● PROBLEM:
Copy exactly the lines from the beginning of the data down to and including the line holding "const yTicks = [5, 10, 15, 20, 25, 30];", without any pictures.

● AVAILABLE DATA:

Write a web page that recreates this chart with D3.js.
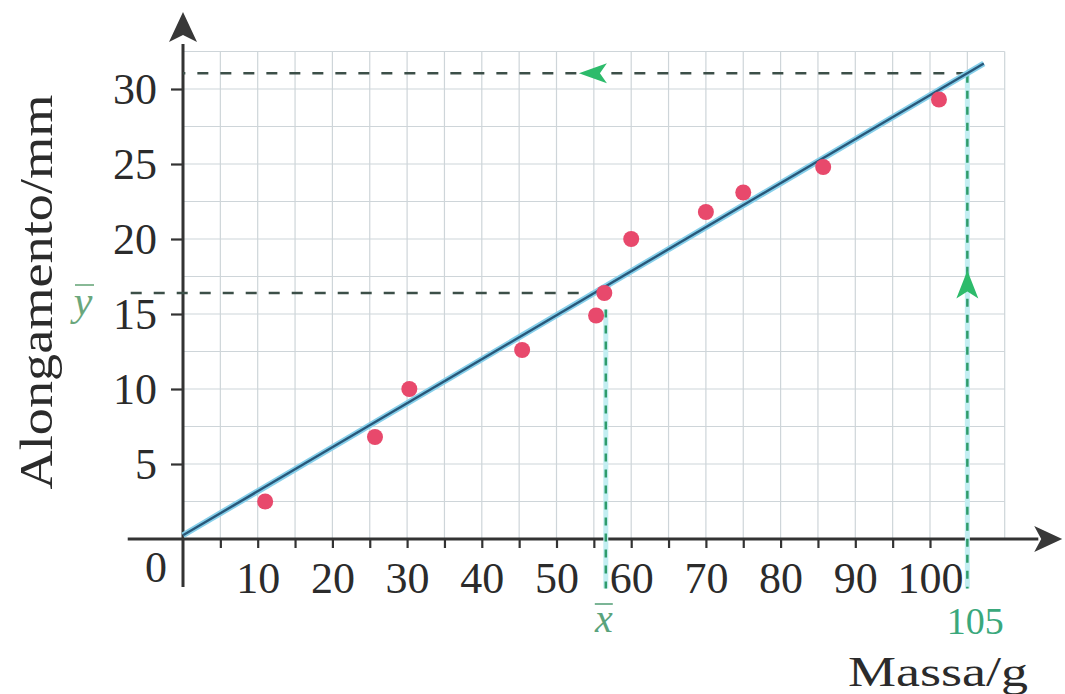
<!DOCTYPE html>
<html>
<head>
<meta charset="utf-8">
<script src="https://cdn.jsdelivr.net/npm/d3@7"></script>
<style>
  body { margin: 0; background: #fff; }
  svg { display: block; }
</style>
</head>
<body>
<svg></svg>
<script>
// data
const massa = [11, 25.7, 30.3, 45.4, 55.3, 60, 70, 75, 85.7, 101.2];
const alongamento = [2.5, 6.8, 10, 12.6, 14.9, 20, 21.8, 23.1, 24.8, 29.3];
const xMean = 56.6;
const yMean = 16.4;
const fitLine = [[0, 0.25], [107.2, 31.7]];
const xPred = 105;
const yPred = 31.05;
const xTicks = d3.range(5, 110, 5);
const xLabels = [10, 20, 30, 40, 50, 60, 70, 80, 90, 100];
const yTicks = [5, 10, 15, 20, 25, 30];

const width = 1065;
const height = 694;
const font = "'Liberation Serif', 'Times New Roman', serif";

const svg = d3.select("svg").attr("width", width).attr("height", height);

const x = d3.scaleLinear().domain([0, 110]).range([183, 1004.7]);
const y = d3.scaleLinear().domain([0, 32.5]).range([539, 51.5]);

// grid paper
const grid = svg.append("g").attr("stroke", "#ced5d9").attr("stroke-width", 1.2);
grid.selectAll("line.v")
  .data(d3.range(5, 111, 5))
  .enter()
  .append("line")
  .attr("x1", (d) => x(d))
  .attr("x2", (d) => x(d))
  .attr("y1", y(0))
  .attr("y2", y(32.5));
grid.selectAll("line.h")
  .data(d3.range(2.5, 33, 2.5))
  .enter()
  .append("line")
  .attr("x1", x(0))
  .attr("x2", x(110))
  .attr("y1", (d) => y(d))
  .attr("y2", (d) => y(d));

// axes (ticks + labels from d3 axes, lines drawn with arrows)
const xAxis = d3.axisBottom(x)
  .tickValues(xTicks)
  .tickSize(9)
  .tickPadding(14)
  .tickFormat((d) => (xLabels.includes(d) ? d : ""));
const gx = svg.append("g").attr("transform", `translate(0,${y(0)})`).call(xAxis);
gx.select(".domain").remove();
gx.selectAll("line").attr("stroke", "#333").attr("stroke-width", 2.2);
gx.selectAll("text")
  .attr("font-family", font)
  .attr("font-size", 44)
  .attr("fill", "#2b2b2b");

const yAxis = d3.axisLeft(y).tickValues(yTicks).tickSize(12).tickPadding(14);
const gy = svg.append("g").attr("transform", `translate(${x(0)},0)`).call(yAxis);
gy.select(".domain").remove();
gy.selectAll("line").attr("stroke", "#333").attr("stroke-width", 2.2);
gy.selectAll("text")
  .attr("font-family", font)
  .attr("font-size", 44)
  .attr("fill", "#2b2b2b");

svg.append("line")
  .attr("x1", x(-7.4)).attr("x2", x(114.5))
  .attr("y1", y(0)).attr("y2", y(0))
  .attr("stroke", "#333").attr("stroke-width", 3);
svg.append("line")
  .attr("x1", x(0)).attr("x2", x(0))
  .attr("y1", y(-3.2)).attr("y2", y(33))
  .attr("stroke", "#333").attr("stroke-width", 3);

// axis arrowheads
const xt = [x(117.7), y(0)];
svg.append("path")
  .attr("d", `M${xt[0]},${xt[1]} L${xt[0] - 28},${xt[1] - 13} L${xt[0] - 21},${xt[1]} L${xt[0] - 28},${xt[1] + 13} Z`)
  .attr("fill", "#383838");
const yt = [x(0), y(35.13)];
svg.append("path")
  .attr("d", `M${yt[0]},${yt[1]} L${yt[0] - 14},${yt[1] + 30} L${yt[0]},${yt[1] + 23} L${yt[0] + 14},${yt[1] + 30} Z`)
  .attr("fill", "#383838");

svg.append("text")
  .attr("x", x(0) - 16)
  .attr("y", y(0) + 43)
  .attr("text-anchor", "end")
  .attr("font-family", font)
  .attr("font-size", 44)
  .attr("fill", "#2b2b2b")
  .text("0");

// axis titles
svg.append("text")
  .attr("transform", `translate(52,${292}) rotate(-90)`)
  .attr("text-anchor", "middle")
  .attr("font-family", font)
  .attr("font-size", 46)
  .attr("fill", "#2b2b2b")
  .attr("textLength", 395)
  .attr("lengthAdjust", "spacingAndGlyphs")
  .text("Alongamento/mm");

svg.append("text")
  .attr("x", 848)
  .attr("y", 686)
  .attr("font-family", font)
  .attr("font-size", 42)
  .attr("fill", "#2b2b2b")
  .attr("textLength", 180)
  .attr("lengthAdjust", "spacingAndGlyphs")
  .text("Massa/g");

// guide lines
const dark = "#3c4f48";
const green = "#2f9c6c";
const halo = "#c3eef2";

// mean y, horizontal
svg.append("line")
  .attr("x1", x(-7)).attr("x2", x(xMean))
  .attr("y1", y(yMean)).attr("y2", y(yMean))
  .attr("stroke", dark).attr("stroke-width", 2.5)
  .attr("stroke-dasharray", "11,12");

// prediction, horizontal back to axis
svg.append("line")
  .attr("x1", x(105)).attr("x2", x(0))
  .attr("y1", y(yPred)).attr("y2", y(yPred))
  .attr("stroke", dark).attr("stroke-width", 2.5)
  .attr("stroke-dasharray", "11,12");

// verticals (green with light halo)
const verticals = [
  { xv: xMean, top: yMean - 1.1 },
  { xv: xPred, top: yPred - 0.1 },
];
verticals.forEach((v) => {
  svg.append("line")
    .attr("x1", x(v.xv)).attr("x2", x(v.xv))
    .attr("y1", y(v.top)).attr("y2", y(-3.3))
    .attr("stroke", halo).attr("stroke-width", 5);
  svg.append("line")
    .attr("x1", x(v.xv)).attr("x2", x(v.xv))
    .attr("y1", y(v.top)).attr("y2", y(-3.3))
    .attr("stroke", green).attr("stroke-width", 2.5)
    .attr("stroke-dasharray", "8,8");
});

// regression line
const line = d3.line().x((d) => x(d[0])).y((d) => y(d[1]));
svg.append("path")
  .attr("d", line(fitLine))
  .attr("fill", "none")
  .attr("stroke", "#86cfea")
  .attr("stroke-width", 6);
svg.append("path")
  .attr("d", line(fitLine))
  .attr("fill", "none")
  .attr("stroke", "#28587a")
  .attr("stroke-width", 2.4);

// direction arrows (green)
const arrowGreen = "#2dbb6b";
const ua = [x(xPred), y(17.9)];
svg.append("path")
  .attr("d", `M${ua[0]},${ua[1]} L${ua[0] - 11},${ua[1] + 28} L${ua[0]},${ua[1] + 21} L${ua[0] + 11},${ua[1] + 28} Z`)
  .attr("fill", arrowGreen);
const la = [x(53), y(yPred)];
svg.append("path")
  .attr("d", `M${la[0]},${la[1]} L${la[0] + 28},${la[1] - 10} L${la[0] + 21},${la[1]} L${la[0] + 28},${la[1] + 10} Z`)
  .attr("fill", arrowGreen);

// data points
const points = massa.map((m, i) => ({ m, a: alongamento[i] }));
points.push({ m: xMean - 0.2, a: yMean });
svg.selectAll("circle")
  .data(points)
  .enter()
  .append("circle")
  .attr("cx", (d) => x(d.m))
  .attr("cy", (d) => y(d.a))
  .attr("r", 8)
  .attr("fill", "#e8496c");

// green labels
svg.append("text")
  .attr("x", x(xPred) + 8)
  .attr("y", 634)
  .attr("text-anchor", "middle")
  .attr("font-family", font)
  .attr("font-size", 38)
  .attr("fill", "#3aa87c")
  .text("105");

svg.append("text")
  .attr("x", x(xMean) - 2)
  .attr("y", 632)
  .attr("text-anchor", "middle")
  .attr("font-family", font)
  .attr("font-style", "italic")
  .attr("font-size", 40)
  .attr("fill", "#5aa37c")
  .text("x");
svg.append("line")
  .attr("x1", x(xMean) - 11).attr("x2", x(xMean) + 7)
  .attr("y1", 604).attr("y2", 604)
  .attr("stroke", "#5aa37c").attr("stroke-width", 1.6);

svg.append("text")
  .attr("x", 83)
  .attr("y", 315)
  .attr("text-anchor", "middle")
  .attr("font-family", font)
  .attr("font-style", "italic")
  .attr("font-size", 42)
  .attr("fill", "#6aa77c")
  .text("y");
svg.append("line")
  .attr("x1", 75).attr("x2", 94)
  .attr("y1", 285).attr("y2", 285)
  .attr("stroke", "#6aa77c").attr("stroke-width", 1.6);
</script>
</body>
</html>
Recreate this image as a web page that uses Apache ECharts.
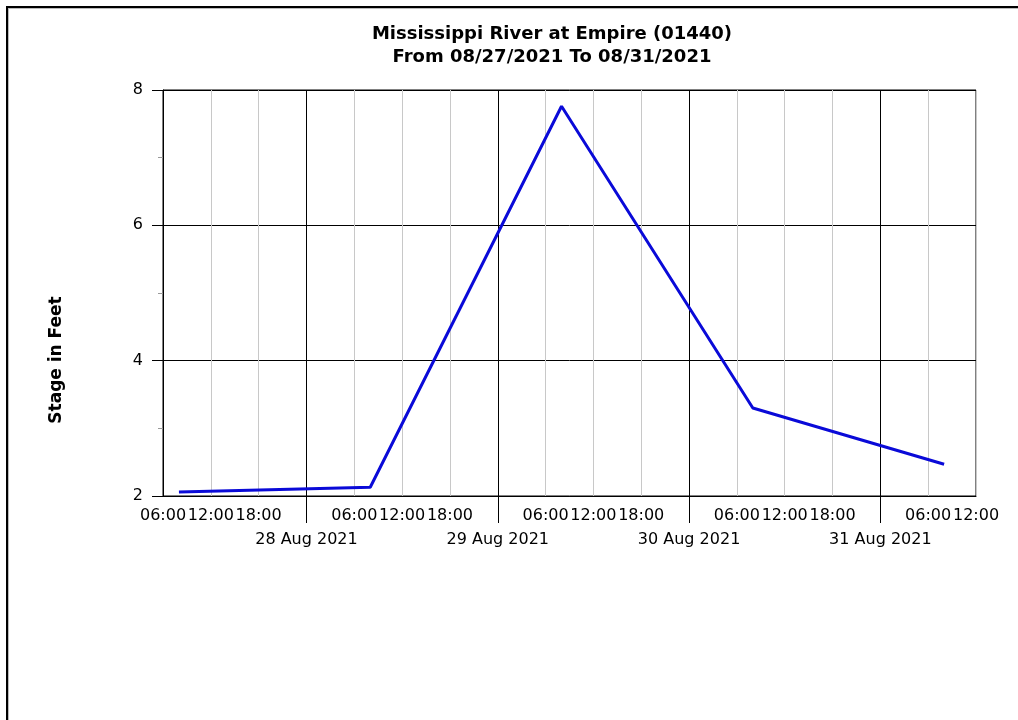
<!DOCTYPE html>
<html>
<head>
<meta charset="utf-8">
<script src="https://cdn.jsdelivr.net/npm/echarts@6/dist/echarts.min.js"></script>
<style>
  html, body { margin: 0; padding: 0; background: #fff; }
  #frame { position: absolute; left: 6px; top: 6px; width: 1012px; height: 714px;
           border-left: 2px solid #000; border-top: 2px solid #000;
           box-shadow: inset 1px 1px 0 #bbb; box-sizing: border-box; }
  #main { position: absolute; left: 0; top: 0; width: 1018px; height: 720px; }
</style>
</head>
<body>
<div id="frame"></div>
<div id="main"></div>
<script>
// observation times (UTC) and stage readings
var times = ['2021-08-27T08:00:00Z', '2021-08-28T08:00:00Z', '2021-08-29T08:00:00Z', '2021-08-30T08:00:00Z', '2021-08-31T08:00:00Z'];
var stages = [2.06, 2.13, 7.76, 3.30, 2.47];
var dayLabels = ['28 Aug 2021', '29 Aug 2021', '30 Aug 2021', '31 Aug 2021'];
var yTicks = [2, 4, 6, 8];

var HOUR = 3600 * 1000;
var xMin = Date.UTC(2021, 7, 27, 6);
var xMax = Date.UTC(2021, 7, 31, 12);
var firstDay = Date.UTC(2021, 7, 28);

// hourly categories used only for the day grid lines and long ticks
var hours = [];
for (var t = xMin; t <= xMax; t += HOUR) hours.push(t);
function isMidnight(i) { return new Date(hours[i]).getUTCHours() === 0; }

var font = 'DejaVu Sans';
var myChart = echarts.init(document.getElementById('main'));
myChart.setOption({
  animation: false,
  title: {
    text: 'Mississippi River at Empire (01440)\nFrom 08/27/2021 To 08/31/2021',
    left: 547, top: 18, textAlign: 'center',
    textStyle: { fontFamily: font, fontSize: 18, fontWeight: 'bold', color: '#000', lineHeight: 23 }
  },
  grid: { left: 163, right: 42, top: 90, bottom: 224, show: true, borderColor: '#000', borderWidth: 1 },
  xAxis: [{
    type: 'value', position: 'bottom',
    min: xMin, max: xMax, interval: 6 * HOUR,
    axisLine: { lineStyle: { color: '#000' } },
    axisTick: { show: false },
    splitLine: { show: true, lineStyle: { color: '#c8c8c8', width: 1 } },
    axisLabel: {
      margin: 8, color: '#000', fontFamily: font, fontSize: 16, lineHeight: 24,
      showMinLabel: true, showMaxLabel: true, hideOverlap: false,
      formatter: function (v) {
        var d = new Date(v);
        var h = d.getUTCHours();
        if (h === 0) return '\n' + dayLabels[Math.round((v - firstDay) / (24 * HOUR))];
        return (h < 10 ? '0' : '') + h + ':00';
      }
    }
  }, {
    type: 'category', position: 'bottom', boundaryGap: false, data: hours,
    axisLine: { show: false },
    axisLabel: { show: false },
    axisTick: { show: true, length: 27, interval: isMidnight, lineStyle: { color: '#000' } },
    splitLine: { show: true, interval: isMidnight, lineStyle: { color: '#000', width: 1 } }
  }],
  yAxis: {
    type: 'value', min: yTicks[0], max: yTicks[yTicks.length - 1], interval: 2,
    name: 'Stage in Feet', nameLocation: 'middle', nameGap: 98, nameRotate: 90,
    nameTextStyle: { fontFamily: font, fontSize: 17, fontWeight: 'bold', color: '#000', padding: [0, 134, 0, 0] },
    axisLine: { show: true, lineStyle: { color: '#000' } },
    axisTick: { show: true, length: 11, lineStyle: { color: '#000' } },
    minorTick: { show: true, splitNumber: 2, length: 5, lineStyle: { color: '#999' } },
    splitLine: { show: true, lineStyle: { color: '#000' } },
    axisLabel: { margin: 20, color: '#000', fontFamily: font, fontSize: 16 }
  },
  series: [{
    type: 'line',
    xAxisIndex: 0,
    data: times.map(function (s, i) { return [Date.parse(s), stages[i]]; }),
    showSymbol: false,
    lineStyle: { color: '#0a0ad8', width: 3 },
    itemStyle: { color: '#0a0ad8' }
  }]
});
</script>
</body>
</html>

● RESULT OF THIS EXERCISE:
Write a web page that recreates this chart with D3.js.
<!DOCTYPE html>
<html>
<head>
<meta charset="utf-8">
<script src="https://cdn.jsdelivr.net/npm/d3@7"></script>
<style>
  body { margin: 0; background: #fff; }
  svg { display: block; }
</style>
</head>
<body>
<svg></svg>
<script>
// data
const massa = [11, 25.7, 30.3, 45.4, 55.3, 60, 70, 75, 85.7, 101.2];
const alongamento = [2.5, 6.8, 10, 12.6, 14.9, 20, 21.8, 23.1, 24.8, 29.3];
const xMean = 56.6;
const yMean = 16.4;
const fitLine = [[0, 0.25], [107.2, 31.7]];
const xPred = 105;
const yPred = 31.05;
const xTicks = d3.range(5, 110, 5);
const xLabels = [10, 20, 30, 40, 50, 60, 70, 80, 90, 100];
const yTicks = [5, 10, 15, 20, 25, 30];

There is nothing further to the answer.